Raymond A. Goodman was born in Indianapolis on April 28, 1914, when his next older brother Buster was already 13 years old. When Raymond was six months old, the family moved from Alabama St. out to the “country” and into a home at 3736 North Meridian St., with a farm and a barn next door. At that time Meridian St. was only paved to 46th St. The ice truck, pulled by a mule, would come by every day to drop ice off to keep some foods cool. Horses and buggies were everywhere. Automobiles were a luxury, but the Goodman’s had an Overland seven-passenger (including two jump seats) touring car which Ray tells me, means it had no side windows.

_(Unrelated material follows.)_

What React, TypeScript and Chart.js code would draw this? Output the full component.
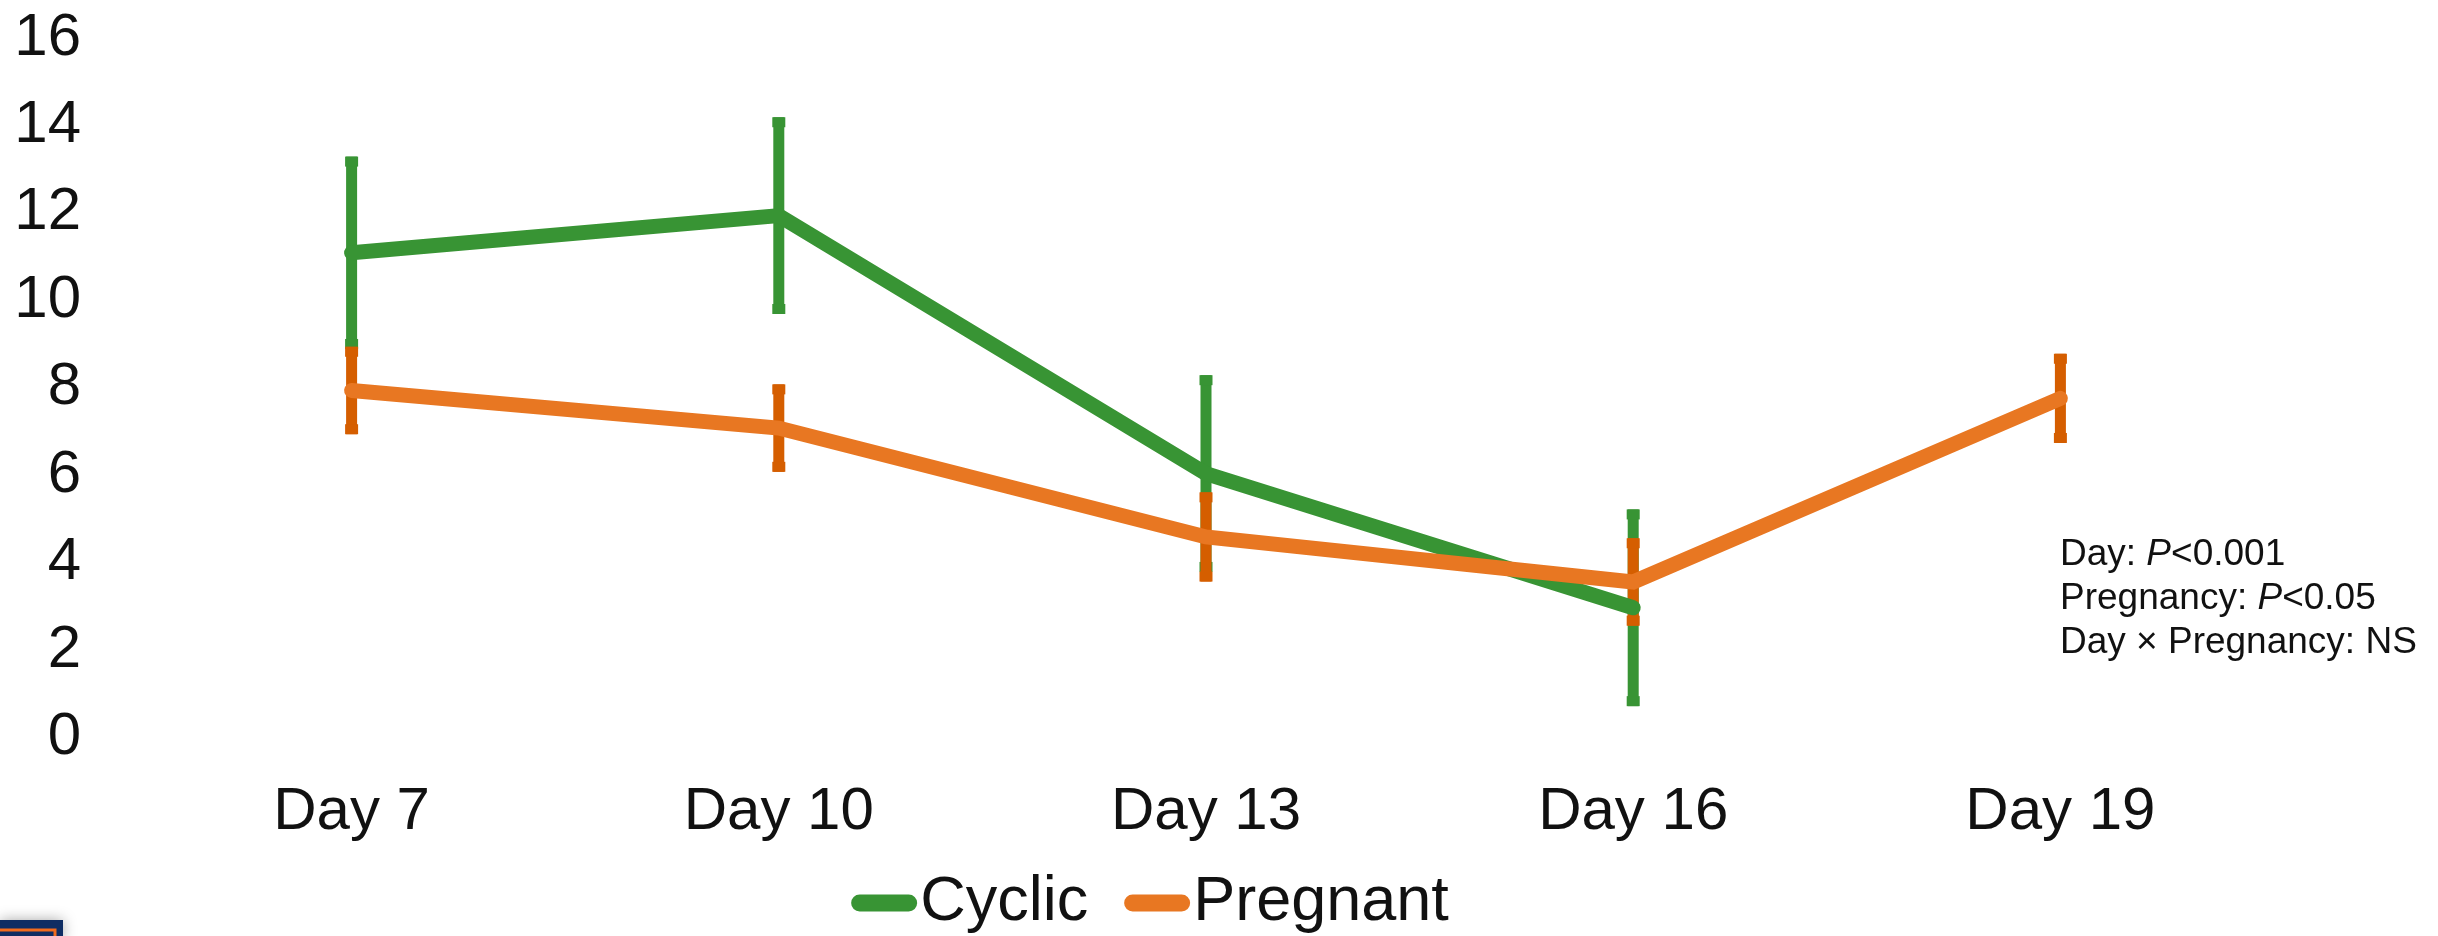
import React, { useEffect, useRef } from 'react';
import { Chart, registerables } from 'chart.js';

Chart.register(...registerables);

const categories = ['Day 7', 'Day 10', 'Day 13', 'Day 16', 'Day 19'];
const cyclicValues: (number | null)[] = [10.95, 11.8, 5.9, 2.83, null];
const cyclicErrors: (number | null)[] = [2.2, 2.25, 2.25, 2.25, null];
const pregnantValues: (number | null)[] = [7.8, 6.94, 4.45, 3.42, 7.62];
const pregnantErrors: (number | null)[] = [1.0, 1.0, 1.02, 1.0, 1.02];
const yTickValues = [0, 2, 4, 6, 8, 10, 12, 14, 16];
const seriesNames = ['Cyclic', 'Pregnant'];
const statLines: [string, boolean][][] = [
  [['Day: ', false], ['P', true], ['<0.001', false]],
  [['Pregnancy: ', false], ['P', true], ['<0.05', false]],
  [['Day \u00D7 Pregnancy: NS', false]],
];

const FONT = '"Liberation Sans", Arial, Helvetica, sans-serif';
const GREEN = '#389434';
const ORANGE = '#E87722';
const ORANGE_ERR = '#D55E00';
const TEXT = '#111111';

const errorBarPlugin = {
  id: 'errorBars',
  beforeDatasetsDraw(chart: any) {
    const ctx = chart.ctx;
    const ys = chart.scales.y;
    chart.data.datasets.forEach((ds: any, di: number) => {
      const meta = chart.getDatasetMeta(di);
      ctx.save();
      ctx.fillStyle = ds.errorColor;
      meta.data.forEach((pt: any, i: number) => {
        const v = ds.data[i];
        const e = ds.errors[i];
        if (v == null || e == null) return;
        const top = ys.getPixelForValue(v + e);
        const bot = ys.getPixelForValue(v - e);
        const x = pt.x;
        ctx.fillRect(x - 5.5, top, 11, bot - top);
        ctx.fillRect(x - 6.5, top, 13, 10);
        ctx.fillRect(x - 6.5, bot - 10, 13, 10);
      });
      ctx.restore();
    });
  },
};

const decorPlugin = {
  id: 'decor',
  afterDraw(chart: any) {
    const ctx = chart.ctx;
    const area = chart.chartArea;
    ctx.save();
    // custom legend
    ctx.font = `63px ${FONT}`;
    ctx.textBaseline = 'middle';
    ctx.textAlign = 'left';
    const colors = [GREEN, ORANGE];
    const swatch = 66;
    const gapText = 3;
    const gapItem = 36;
    const widths = seriesNames.map((n) => ctx.measureText(n).width);
    let total = 0;
    widths.forEach((w, i) => {
      total += swatch + gapText + w + (i < widths.length - 1 ? gapItem : 0);
    });
    const cx = (area.left + area.right) / 2 - 56;
    let x = cx - total / 2;
    const ly = 903;
    seriesNames.forEach((n, i) => {
      ctx.strokeStyle = colors[i];
      ctx.lineWidth = 17;
      ctx.lineCap = 'round';
      ctx.beginPath();
      ctx.moveTo(x + 8.5, ly);
      ctx.lineTo(x + swatch - 8.5, ly);
      ctx.stroke();
      ctx.fillStyle = TEXT;
      ctx.fillText(n, x + swatch + gapText, ly);
      x += swatch + gapText + widths[i] + gapItem;
    });

    // statistics annotation
    ctx.textBaseline = 'alphabetic';
    const sx = 2060;
    let sy = 565;
    statLines.forEach((parts) => {
      let px = sx;
      parts.forEach(([t, it]) => {
        ctx.font = `${it ? 'italic ' : ''}37px ${FONT}`;
        ctx.fillStyle = TEXT;
        ctx.fillText(t, px, sy);
        px += ctx.measureText(t).width;
      });
      sy += 44;
    });

    // corner logo fragment
    ctx.shadowColor = 'rgba(0,0,0,0.35)';
    ctx.shadowBlur = 14;
    ctx.fillStyle = '#0F2D63';
    ctx.fillRect(0, 920, 63, 20);
    ctx.shadowBlur = 0;
    ctx.strokeStyle = '#F26B1D';
    ctx.lineWidth = 3;
    ctx.beginPath();
    ctx.moveTo(0, 930);
    ctx.lineTo(55, 930);
    ctx.lineTo(55, 940);
    ctx.stroke();
    ctx.restore();
  },
};

export default function App() {
  const ref = useRef<HTMLCanvasElement | null>(null);

  useEffect(() => {
    document.body.style.margin = '0';
    const canvas = ref.current;
    if (!canvas) return;
    const chart = new Chart(canvas, {
      type: 'line',
      data: {
        labels: categories,
        datasets: [
          {
            label: seriesNames[0],
            data: cyclicValues,
            errors: cyclicErrors,
            errorColor: GREEN,
            borderColor: GREEN,
            backgroundColor: GREEN,
            borderWidth: 15,
            borderCapStyle: 'round',
            borderJoinStyle: 'miter',
            pointRadius: 0,
            pointHoverRadius: 0,
            tension: 0,
            fill: false,
            order: 1,
          } as any,
          {
            label: seriesNames[1],
            data: pregnantValues,
            errors: pregnantErrors,
            errorColor: ORANGE_ERR,
            borderColor: ORANGE,
            backgroundColor: ORANGE,
            borderWidth: 15,
            borderCapStyle: 'round',
            borderJoinStyle: 'miter',
            pointRadius: 0,
            pointHoverRadius: 0,
            tension: 0,
            fill: false,
            order: 0,
          } as any,
        ],
      },
      options: {
        responsive: false,
        devicePixelRatio: 1,
        animation: false,
        events: [],
        layout: { padding: { top: 32, left: 0, right: 164, bottom: 0 } },
        plugins: {
          legend: { display: false },
          tooltip: { enabled: false },
        },
        scales: {
          x: {
            type: 'category',
            offset: true,
            grid: { display: false, drawTicks: false },
            border: { display: false },
            ticks: {
              color: TEXT,
              padding: 45,
              maxRotation: 0,
              autoSkip: false,
              font: { family: FONT, size: 60, lineHeight: 1.2 },
            },
            afterFit(scale: any) {
              scale.height = 936 - 731.5;
              scale.paddingLeft = 0;
              scale.paddingRight = 0;
            },
          },
          y: {
            min: 0,
            max: 16,
            grid: { display: false, drawTicks: false },
            border: { display: false },
            afterBuildTicks(scale: any) {
              scale.ticks = yTickValues.map((v) => ({ value: v }));
            },
            ticks: {
              color: TEXT,
              padding: 57,
              // two-line label (empty first line) nudges the number slightly downward
              callback: (v: any) => ['', String(v)],
              font: { family: FONT, size: 60, lineHeight: 0.2 },
            },
            afterFit(scale: any) {
              scale.width = 138;
              scale.paddingTop = 0;
              scale.paddingBottom = 0;
            },
          },
        },
      } as any,
      plugins: [errorBarPlugin, decorPlugin],
    });
    return () => chart.destroy();
  }, []);

  return <canvas ref={ref} width={2438} height={936} style={{ display: 'block', width: 2438, height: 936 }} />;
}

When Ray was five years old, his mother was killed by an automobile as she was crossing Meridian Street, and Ray’s two older sisters became his caretakers. His sister, Sarah, walked him to Elementary School 60 every day. Ray graduated from Shortridge High School in 1933 and the University of Michigan in 1937. He was the only sibling to have attended college.

Ray remembers how his oldest sister, Mayme, gave him a check for $1000, and sent him on his way on the train to Ann Arbor, Michigan. Coincidentally, my mother-in-law’s “favorite uncle” I mentioned earlier, was on the same train heading back to Michigan for his second year. The check Mayme gave Ray was to cover all his expenses for the entire year, including transportation, tuition, room and board, books, etc. Ray proudly tells me that he went home after the first year with $120 left in his pocket, and handed it back to his sister. Tuition at that time in 1933, in the depth of the Great Depression, for an out-of-state student was $45 per semester. In 1977 when I began my studies at Indiana University in Bloomington as a foreign student, the out-of-state cost per credit hour was around $100. The current cost is over $800 per credit hour for a non-resident student.

The University of Michigan was, at the time, the largest “Big Ten” school with 6,000 students. Ray had never been away from home, except to attend a summer camp when he was 12 years old. The first thing he had to do when he got off the train in Ann Arbor was to find a place to live. There were no dormitories in those days, so he checked himself into a boarding house. In order to meet friends and have a place to enjoy good meals, Raymond joined the fraternity Sigma Alpha Mu. He majored in history and became a reporter for the prestigious college newspaper The Michigan Daily. He was on the sports staff for all four years, primarily covering the school’s men’s basketball team.

At some point, Raymond became aware of the fact that there were absolutely no black basketball players on the Big Ten teams. There was an unspoken agreement among the basketball coaches that they would not recruit black basketball players. Ray was so disturbed and amazed at this that he wrote and submitted an article on the issue, but it was rejected for publication by the so-called “card-carrying communist” editors of The Michigan Daily. When Ray turned his report in as an assignment for one of his courses, the professor, who was also the Dean of the College of Literature, became very interested in the subject. In fact, the professor shared the story of Nathan Leopold, who had been his best student ever, and who was shortly thereafter convicted of murder during the famous “Leopold and Loeb Trial of 1924”.